A little over a month ago I sent out a pile of queries to agents.  Each of them suggested that I would hear if he/she were interested in EDITH, and that might take four or five weeks.  So far, I’ve received two written notices of disinterest, and ten silences. I’ve forgotten how benumbing this kind of waiting is. In the past month, I’ve read four novels, every page of Bon Appetit, several pages twice until I realized I was too enervated to cook more than frozen pasta. In the mass of incoming seasonal catalogs, I’ve found potential Christmas presents for all members of my family despite our agreement that we won’t give each other gifts anymore. I’ve watched stupid stuff on TV that sent me to my white wine bottle. Waiting.

And as of today it’s been five weeks. I’ve gained five pounds. My knees have begun to crackle from disuse.  I’ve run out of books on my Must Read list. I realize I have to make some kind of decision, get back on track. But which track? Writing? Marketing? A new round of agent searching? Volunteering at the kitchen for homeless men? Knitting that sweater I bought yarn for ten years ago? No, can’t do that; the moths got there before I did. What, then?

One of the advantages of being almost eighty is that one realizes nothing she decides at this point is forever. Maybe if she’s lucky, for five years. The track she chooses should be fulfilling, brain-joggling, easy on the knees, lined with friends and occasional laughs. It would be comforting to move along this track holding hands with folks she loves. 

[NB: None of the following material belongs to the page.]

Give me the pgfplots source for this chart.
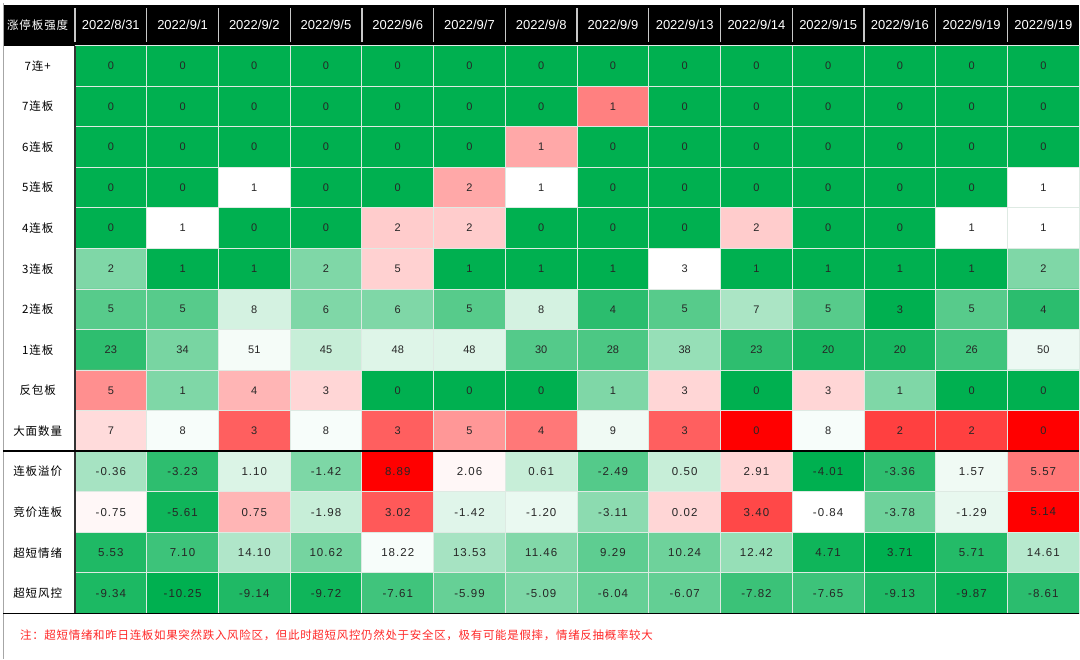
\documentclass[border=0pt]{standalone}
\usepackage{pgfplots}
\pgfplotsset{compat=1.18}
\usepackage{pgfplotstable}
\usepackage{fontspec}
\setmainfont{Liberation Sans}
\newfontfamily\spaced[LetterSpace=9]{Liberation Sans}
\newfontfamily\cjk{Noto Sans CJK SC}
\newfontfamily\cjksp[LetterSpace=8]{Noto Sans CJK SC}
\newfontfamily\cjknote[LetterSpace=6]{Noto Sans CJK SC}
\definecolor{gridc}{RGB}{222,234,227}
\definecolor{notered}{RGB}{255,40,40}
\definecolor{sepc}{RGB}{200,200,200}
\pgfplotstableread{
x y c t
0 0 -1 0
1 0 -1 0
2 0 -1 0
3 0 -1 0
4 0 -1 0
5 0 -1 0
6 0 -1 0
7 0 -1 0
8 0 -1 0
9 0 -1 0
10 0 -1 0
11 0 -1 0
12 0 -1 0
13 0 -1 0
0 1 -1 0
1 1 -1 0
2 1 -1 0
3 1 -1 0
4 1 -1 0
5 1 -1 0
6 1 -1 0
7 1 0.5 1
8 1 -1 0
9 1 -1 0
10 1 -1 0
11 1 -1 0
12 1 -1 0
13 1 -1 0
0 2 -1 0
1 2 -1 0
2 2 -1 0
3 2 -1 0
4 2 -1 0
5 2 -1 0
6 2 0.34 1
7 2 -1 0
8 2 -1 0
9 2 -1 0
10 2 -1 0
11 2 -1 0
12 2 -1 0
13 2 -1 0
0 3 -1 0
1 3 -1 0
2 3 0 1
3 3 -1 0
4 3 -1 0
5 3 0.34 2
6 3 0 1
7 3 -1 0
8 3 -1 0
9 3 -1 0
10 3 -1 0
11 3 -1 0
12 3 -1 0
13 3 0 1
0 4 -1 0
1 4 0 1
2 4 -1 0
3 4 -1 0
4 4 0.2 2
5 4 0.2 2
6 4 -1 0
7 4 -1 0
8 4 -1 0
9 4 0.2 2
10 4 -1 0
11 4 -1 0
12 4 0 1
13 4 0 1
0 5 -0.5 2
1 5 -1 1
2 5 -1 1
3 5 -0.5 2
4 5 0.18 5
5 5 -1 1
6 5 -1 1
7 5 -1 1
8 5 0 3
9 5 -1 1
10 5 -1 1
11 5 -1 1
12 5 -1 1
13 5 -0.5 2
0 6 -0.66 5
1 6 -0.66 5
2 6 -0.17 8
3 6 -0.5 6
4 6 -0.5 6
5 6 -0.66 5
6 6 -0.17 8
7 6 -0.83 4
8 6 -0.66 5
9 6 -0.33 7
10 6 -0.66 5
11 6 -1 3
12 6 -0.66 5
13 6 -0.83 4
0 7 -0.82 23
1 7 -0.53 34
2 7 -0.04 51
3 7 -0.22 45
4 7 -0.13 48
5 7 -0.13 48
6 7 -0.67 30
7 7 -0.7 28
8 7 -0.41 38
9 7 -0.82 23
10 7 -0.91 20
11 7 -0.91 20
12 7 -0.75 26
13 7 -0.07 50
0 8 0.44 5
1 8 -0.5 1
2 8 0.29 4
3 8 0.16 3
4 8 -1 0
5 8 -1 0
6 8 -1 0
7 8 -0.5 1
8 8 0.16 3
9 8 -1 0
10 8 0.16 3
11 8 -0.5 1
12 8 -1 0
13 8 -1 0
0 9 0.14 7
1 9 -0.03 8
2 9 0.63 3
3 9 -0.03 8
4 9 0.63 3
5 9 0.41 5
6 9 0.53 4
7 9 -0.06 9
8 9 0.63 3
9 9 1 0
10 9 -0.03 8
11 9 0.75 2
12 9 0.75 2
13 9 1 0
0 10 -0.35 -0.36
1 10 -0.82 -3.23
2 10 -0.14 1.10
3 10 -0.51 -1.42
4 10 1 8.89
5 10 0.03 2.06
6 10 -0.22 0.61
7 10 -0.67 -2.49
8 10 -0.22 0.50
9 10 0.16 2.91
10 10 -1 -4.01
11 10 -0.82 -3.36
12 10 -0.06 1.57
13 10 0.53 5.57
0 11 0.03 -0.75
1 11 -0.94 -5.61
2 11 0.29 0.75
3 11 -0.22 -1.98
4 11 0.65 3.02
5 11 -0.12 -1.42
6 11 -0.08 -1.20
7 11 -0.45 -3.11
8 11 0.16 0.02
9 11 0.72 3.40
10 11 0 -0.84
11 11 -0.57 -3.78
12 11 -0.09 -1.29
13 11 1 5.14
0 12 -0.88 5.53
1 12 -0.76 7.10
2 12 -0.31 14.10
3 12 -0.54 10.62
4 12 -0.03 18.22
5 12 -0.35 13.53
6 12 -0.49 11.46
7 12 -0.63 9.29
8 12 -0.57 10.24
9 12 -0.41 12.42
10 12 -0.94 4.71
11 12 -1 3.71
12 12 -0.86 5.71
13 12 -0.28 14.61
0 13 -0.89 -9.34
1 13 -1 -10.25
2 13 -0.88 -9.14
3 13 -0.94 -9.72
4 13 -0.75 -7.61
5 13 -0.6 -5.99
6 13 -0.51 -5.09
7 13 -0.6 -6.04
8 13 -0.61 -6.07
9 13 -0.77 -7.82
10 13 -0.76 -7.65
11 13 -0.88 -9.13
12 13 -0.96 -9.87
13 13 -0.83 -8.61
}\cells
\begin{document}
\begin{tikzpicture}
\begin{axis}[
  width=1080pt, height=659pt, scale only axis,
  xmin=-1.545, xmax=13.5, ymin=-1.623, ymax=14.61,
  y dir=reverse, hide axis, clip=false,
  colormap={gwr}{rgb255=(0,176,80) rgb255=(255,255,255) rgb255=(255,0,0)},
  point meta min=-1, point meta max=1,
]
\fill[white] (rel axis cs:0,0) rectangle (rel axis cs:1,1);
\fill[black] (axis cs:-1.503,-1.5) rectangle (axis cs:13.5,-0.5);
\addplot[matrix plot*, mesh/cols=14, point meta=explicit] table[x=x,y=y,meta=c]{\cells};
\pgfplotsinvokeforeach{-0.5,0.5,...,13.6}{
  \draw[gridc, line width=0.9pt] (axis cs:#1,-0.5) -- (axis cs:#1,13.5);
  \draw[gridc, line width=0.9pt] (axis cs:-0.5,#1) -- (axis cs:13.5,#1);
}
\pgfplotsinvokeforeach{-0.5,0.5,...,12.6}{
  \draw[sepc, line width=1.3pt] (axis cs:#1,-1.42) -- (axis cs:#1,-0.58);
}
\addplot[draw=none, mark=none, nodes near coords, nodes near coords align=center,
  point meta=explicit symbolic, restrict y to domain=-1:9.4,
  every node near coord/.append style={font=\fontsize{11}{12}\selectfont, text=black!85}]
  table[x=x,y=y,meta=t]{\cells};
\addplot[draw=none, mark=none, nodes near coords, nodes near coords align=center,
  point meta=explicit symbolic, restrict y to domain=9.6:14,
  every node near coord/.append style={font=\spaced\fontsize{11.5}{12}\selectfont, text=black!85}]
  table[x=x,y=y,meta=t]{\cells};
% borders
\draw[gray!70, line width=1pt] (axis cs:-1.503,-1.55) -- (axis cs:-1.503,14.61);
\draw[black!80, line width=1.6pt] (axis cs:-0.5,-0.5) -- (axis cs:-0.5,13.5);
\draw[black, line width=1.6pt] (axis cs:-1.503,9.5) -- (axis cs:13.5,9.5);
\draw[black, line width=1.2pt] (axis cs:-1.503,13.5) -- (axis cs:13.5,13.5);
% header
\node[text=white, font=\cjksp\fontsize{11.5}{14}\selectfont] at (axis cs:-1.02,-1) {涨停板强度};
\begin{scope}[every node/.style={text=white, font=\fontsize{13}{14}\selectfont}]
\node at (axis cs:0,-1) {2022/8/31};
\node at (axis cs:1,-1) {2022/9/1};
\node at (axis cs:2,-1) {2022/9/2};
\node at (axis cs:3,-1) {2022/9/5};
\node at (axis cs:4,-1) {2022/9/6};
\node at (axis cs:5,-1) {2022/9/7};
\node at (axis cs:6,-1) {2022/9/8};
\node at (axis cs:7,-1) {2022/9/9};
\node at (axis cs:8,-1) {2022/9/13};
\node at (axis cs:9,-1) {2022/9/14};
\node at (axis cs:10,-1) {2022/9/15};
\node at (axis cs:11,-1) {2022/9/16};
\node at (axis cs:12,-1) {2022/9/19};
\node at (axis cs:13,-1) {2022/9/19};
\end{scope}
\begin{scope}[every node/.style={text=black, font=\cjksp\fontsize{11.5}{14}\selectfont}]
\node at (axis cs:-1.02,0) {7连+};
\node at (axis cs:-1.02,1) {7连板};
\node at (axis cs:-1.02,2) {6连板};
\node at (axis cs:-1.02,3) {5连板};
\node at (axis cs:-1.02,4) {4连板};
\node at (axis cs:-1.02,5) {3连板};
\node at (axis cs:-1.02,6) {2连板};
\node at (axis cs:-1.02,7) {1连板};
\node at (axis cs:-1.02,8) {反包板};
\node at (axis cs:-1.02,9) {大面数量};
\node at (axis cs:-1.02,10) {连板溢价};
\node at (axis cs:-1.02,11) {竞价连板};
\node at (axis cs:-1.02,12) {超短情绪};
\node at (axis cs:-1.02,13) {超短风控};
\end{scope}
\node[anchor=west, inner sep=0pt, text=notered, font=\cjknote\fontsize{11.5}{14}\selectfont] at (axis cs:-1.267,14.03) {注：超短情绪和昨日连板如果突然跌入风险区，但此时超短风控仍然处于安全区，极有可能是假摔，情绪反抽概率较大};
\end{axis}
\end{tikzpicture}
\end{document}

And who love her--despite the fact that her novel can’t find an agent, that despite spending hundreds of dollars on publicity, her other novels have sold three copies this summer.

And maybe because of those facts, a grand daughter tells me I am a role model for her--I just keep writing, no matter what. 

A kind of legacy, I guess. Maybe better than a grandmother’s book on her shelf.

So I’m in the midst of deciding. Writing beats knitting a sweater that won’t fit even if I could salvage the wool; it beats standing in front of huge grill stirring green beans and onions; it beats eating myself into late onset diabetes; it beats allowing my brain to dissolve into mush at a much faster rate than it is going now.

Yes. From now on, I just won’t think about selling what I’m writing. What a concept!